-- BEGIN --
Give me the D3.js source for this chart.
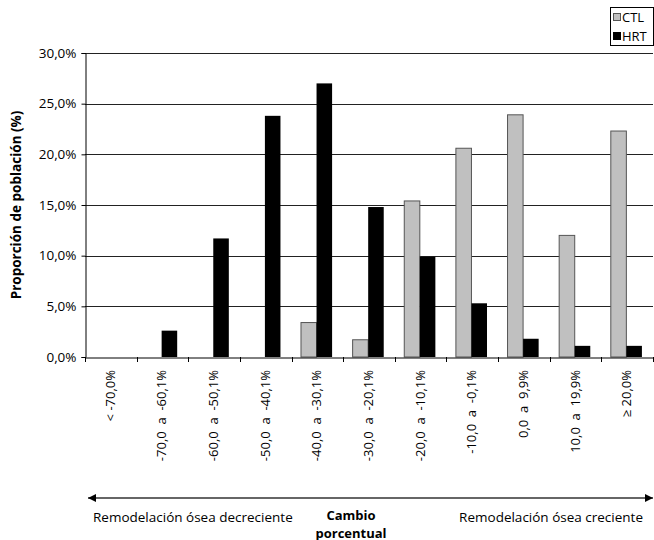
<!DOCTYPE html>
<html><head><meta charset="utf-8">
<script src="https://cdn.jsdelivr.net/npm/d3@7"></script>
<style>body{margin:0;background:#fff}svg{display:block}text{font-family:"Open Sans",sans-serif}</style>
</head><body>
<svg id="c" width="654" height="540"></svg>
<script>
const categories = ["< -70,0%","-70,0  a  -60,1%","-60,0  a  -50,1%","-50,0  a  -40,1%","-40,0  a  -30,1%","-30,0  a  -20,1%","-20,0  a  -10,1%","-10,0  a  -0,1%","0,0  a  9,9%","10,0  a  19,9%","≥ 20,0%"];
const seriesNames = ["CTL","HRT"];
const ctl = [0,0,0,0,3.4,1.7,15.4,20.6,23.9,12.0,22.3];
const hrt = [0,2.6,11.7,23.8,27.0,14.8,9.9,5.3,1.8,1.1,1.1];
const yTicks = [0,5,10,15,20,25,30];
const yTitle = "Proporción de población (%)";
const xTitle = ["Cambio","porcentual"];
const leftNote = "Remodelación ósea decreciente";
const rightNote = "Remodelación ósea creciente";
const colors = {CTL:"#c0c0c0", HRT:"#000000"};

const svg = d3.select("#c");
const L = 85, R = 653, T = 53, B = 357;
const x = d3.scaleBand().domain(categories).range([L,R]).paddingInner(0).paddingOuter(0);
const x1 = d3.scaleBand().domain(seriesNames).range([0,x.bandwidth()]).paddingInner(0).paddingOuter(0.66).align(0.46);
const y = d3.scaleLinear().domain([0,30]).range([B,T]);
const fmt = d3.formatLocale({decimal:",",thousands:".",grouping:[3],currency:["","€"]}).format(".1f");

// gridlines
svg.append("g").selectAll("line").data(yTicks.filter(d=>d>0)).join("line")
  .attr("x1",L).attr("x2",R).attr("y1",d=>Math.round(y(d))+0.5).attr("y2",d=>Math.round(y(d))+0.5)
  .attr("stroke","#222").attr("stroke-width",1);

// bars
const data = categories.map((c,i)=>({c, vals:[{s:"CTL",v:ctl[i]},{s:"HRT",v:hrt[i]}]}));
const g = svg.append("g");
g.selectAll("g").data(data).join("g").attr("transform",d=>`translate(${x(d.c)},0)`)
  .selectAll("rect").data(d=>d.vals.filter(v=>v.v>0)).join("rect")
  .attr("x",d=>x1(d.s)).attr("width",x1.bandwidth())
  .attr("y",d=>y(d.v)).attr("height",d=>B-y(d.v))
  .attr("fill",d=>colors[d.s])
  .attr("stroke",d=>d.s==="CTL"?"#555":"none").attr("stroke-width",1);

// y axis
const ya = svg.append("g").attr("transform",`translate(${L+0.5},0)`)
  .call(d3.axisLeft(y).tickValues(yTicks).tickSize(4).tickFormat(d=>fmt(d)+"%"));
ya.select(".domain").attr("stroke","#000");
ya.selectAll(".tick line").attr("stroke","#000");
ya.selectAll("text").attr("font-size",13.5).attr("fill","#000").attr("x",-9).attr("font-family","Open Sans");

// x axis
const xa = svg.append("g").attr("transform",`translate(0,${B+0.5})`)
  .call(d3.axisBottom(x).tickSize(0).tickFormat(""));
xa.select(".domain").attr("stroke","#000");
svg.append("g").selectAll("line").data(categories).join("line")
  .attr("x1",d=>Math.round(x(d))+0.5).attr("x2",d=>Math.round(x(d))+0.5)
  .attr("y1",B).attr("y2",B+5).attr("stroke","#000");
svg.append("line").attr("x1",R+0.5).attr("x2",R+0.5).attr("y1",B).attr("y2",B+5).attr("stroke","#000");

svg.append("g").selectAll("text").data(categories).join("text")
  .attr("transform",d=>`translate(${x(d)+x.bandwidth()/2+4},370) rotate(-90)`)
  .attr("text-anchor","end").attr("font-size",13).attr("fill","#000")
  .style("white-space","pre").text(d=>d);

// y title
svg.append("text").attr("transform",`translate(21,${(T+B)/2}) rotate(-90)`)
  .attr("text-anchor","middle").attr("font-size",13.5).attr("font-weight","bold").text(yTitle);

// legend
const lg = svg.append("g");
lg.append("rect").attr("x",610.5).attr("y",7.5).attr("width",43).attr("height",38).attr("fill","#fff").attr("stroke","#000");
seriesNames.forEach((s,i)=>{
  lg.append("rect").attr("x",613.5).attr("y",13.5+i*19).attr("width",7).attr("height",7)
    .attr("fill",colors[s]).attr("stroke",s==="CTL"?"#555":"#000");
  lg.append("text").attr("x",622).attr("y",22+i*19).attr("font-size",13).text(s);
});

// arrow
const defs = svg.append("defs");
defs.append("marker").attr("id","ah").attr("viewBox","0 0 10 10").attr("refX",10).attr("refY",5)
  .attr("markerWidth",8).attr("markerHeight",8).attr("markerUnits","userSpaceOnUse").attr("orient","auto-start-reverse")
  .append("path").attr("d","M0,0L10,5L0,10Z").attr("fill","#000");
svg.append("line").attr("x1",88).attr("x2",653).attr("y1",498).attr("y2",498)
  .attr("stroke","#666").attr("stroke-width",2)
  .attr("marker-start","url(#ah)").attr("marker-end","url(#ah)");

svg.append("text").attr("x",93).attr("y",522).attr("font-size",13.5).text(leftNote);
svg.append("text").attr("x",643).attr("y",522).attr("text-anchor","end").attr("font-size",13.5).text(rightNote);
svg.append("text").attr("x",351).attr("y",520).attr("text-anchor","middle").attr("font-size",13).attr("font-weight","bold").text(xTitle[0]);
svg.append("text").attr("x",351).attr("y",537.5).attr("text-anchor","middle").attr("font-size",13).attr("font-weight","bold").text(xTitle[1]);
</script>
</body></html>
-- END --
— Written request —
Every line above should be returned word for word, with the pictures left behind.

— Solution for this task —
Give me the D3.js source for this chart.
<!DOCTYPE html>
<html><head><meta charset="utf-8">
<script src="https://cdn.jsdelivr.net/npm/d3@7"></script>
<style>body{margin:0;background:#fff}svg{display:block}text{font-family:"Open Sans",sans-serif}</style>
</head><body>
<svg id="c" width="654" height="540"></svg>
<script>
const categories = ["< -70,0%","-70,0  a  -60,1%","-60,0  a  -50,1%","-50,0  a  -40,1%","-40,0  a  -30,1%","-30,0  a  -20,1%","-20,0  a  -10,1%","-10,0  a  -0,1%","0,0  a  9,9%","10,0  a  19,9%","≥ 20,0%"];
const seriesNames = ["CTL","HRT"];
const ctl = [0,0,0,0,3.4,1.7,15.4,20.6,23.9,12.0,22.3];
const hrt = [0,2.6,11.7,23.8,27.0,14.8,9.9,5.3,1.8,1.1,1.1];
const yTicks = [0,5,10,15,20,25,30];
const yTitle = "Proporción de población (%)";
const xTitle = ["Cambio","porcentual"];
const leftNote = "Remodelación ósea decreciente";
const rightNote = "Remodelación ósea creciente";
const colors = {CTL:"#c0c0c0", HRT:"#000000"};

const svg = d3.select("#c");
const L = 85, R = 653, T = 53, B = 357;
const x = d3.scaleBand().domain(categories).range([L,R]).paddingInner(0).paddingOuter(0);
const x1 = d3.scaleBand().domain(seriesNames).range([0,x.bandwidth()]).paddingInner(0).paddingOuter(0.66).align(0.46);
const y = d3.scaleLinear().domain([0,30]).range([B,T]);
const fmt = d3.formatLocale({decimal:",",thousands:".",grouping:[3],currency:["","€"]}).format(".1f");

// gridlines
svg.append("g").selectAll("line").data(yTicks.filter(d=>d>0)).join("line")
  .attr("x1",L).attr("x2",R).attr("y1",d=>Math.round(y(d))+0.5).attr("y2",d=>Math.round(y(d))+0.5)
  .attr("stroke","#222").attr("stroke-width",1);

// bars
const data = categories.map((c,i)=>({c, vals:[{s:"CTL",v:ctl[i]},{s:"HRT",v:hrt[i]}]}));
const g = svg.append("g");
g.selectAll("g").data(data).join("g").attr("transform",d=>`translate(${x(d.c)},0)`)
  .selectAll("rect").data(d=>d.vals.filter(v=>v.v>0)).join("rect")
  .attr("x",d=>x1(d.s)).attr("width",x1.bandwidth())
  .attr("y",d=>y(d.v)).attr("height",d=>B-y(d.v))
  .attr("fill",d=>colors[d.s])
  .attr("stroke",d=>d.s==="CTL"?"#555":"none").attr("stroke-width",1);

// y axis
const ya = svg.append("g").attr("transform",`translate(${L+0.5},0)`)
  .call(d3.axisLeft(y).tickValues(yTicks).tickSize(4).tickFormat(d=>fmt(d)+"%"));
ya.select(".domain").attr("stroke","#000");
ya.selectAll(".tick line").attr("stroke","#000");
ya.selectAll("text").attr("font-size",13.5).attr("fill","#000").attr("x",-9).attr("font-family","Open Sans");

// x axis
const xa = svg.append("g").attr("transform",`translate(0,${B+0.5})`)
  .call(d3.axisBottom(x).tickSize(0).tickFormat(""));
xa.select(".domain").attr("stroke","#000");
svg.append("g").selectAll("line").data(categories).join("line")
  .attr("x1",d=>Math.round(x(d))+0.5).attr("x2",d=>Math.round(x(d))+0.5)
  .attr("y1",B).attr("y2",B+5).attr("stroke","#000");
svg.append("line").attr("x1",R+0.5).attr("x2",R+0.5).attr("y1",B).attr("y2",B+5).attr("stroke","#000");

svg.append("g").selectAll("text").data(categories).join("text")
  .attr("transform",d=>`translate(${x(d)+x.bandwidth()/2+4},370) rotate(-90)`)
  .attr("text-anchor","end").attr("font-size",13).attr("fill","#000")
  .style("white-space","pre").text(d=>d);

// y title
svg.append("text").attr("transform",`translate(21,${(T+B)/2}) rotate(-90)`)
  .attr("text-anchor","middle").attr("font-size",13.5).attr("font-weight","bold").text(yTitle);

// legend
const lg = svg.append("g");
lg.append("rect").attr("x",610.5).attr("y",7.5).attr("width",43).attr("height",38).attr("fill","#fff").attr("stroke","#000");
seriesNames.forEach((s,i)=>{
  lg.append("rect").attr("x",613.5).attr("y",13.5+i*19).attr("width",7).attr("height",7)
    .attr("fill",colors[s]).attr("stroke",s==="CTL"?"#555":"#000");
  lg.append("text").attr("x",622).attr("y",22+i*19).attr("font-size",13).text(s);
});

// arrow
const defs = svg.append("defs");
defs.append("marker").attr("id","ah").attr("viewBox","0 0 10 10").attr("refX",10).attr("refY",5)
  .attr("markerWidth",8).attr("markerHeight",8).attr("markerUnits","userSpaceOnUse").attr("orient","auto-start-reverse")
  .append("path").attr("d","M0,0L10,5L0,10Z").attr("fill","#000");
svg.append("line").attr("x1",88).attr("x2",653).attr("y1",498).attr("y2",498)
  .attr("stroke","#666").attr("stroke-width",2)
  .attr("marker-start","url(#ah)").attr("marker-end","url(#ah)");

svg.append("text").attr("x",93).attr("y",522).attr("font-size",13.5).text(leftNote);
svg.append("text").attr("x",643).attr("y",522).attr("text-anchor","end").attr("font-size",13.5).text(rightNote);
svg.append("text").attr("x",351).attr("y",520).attr("text-anchor","middle").attr("font-size",13).attr("font-weight","bold").text(xTitle[0]);
svg.append("text").attr("x",351).attr("y",537.5).attr("text-anchor","middle").attr("font-size",13).attr("font-weight","bold").text(xTitle[1]);
</script>
</body></html>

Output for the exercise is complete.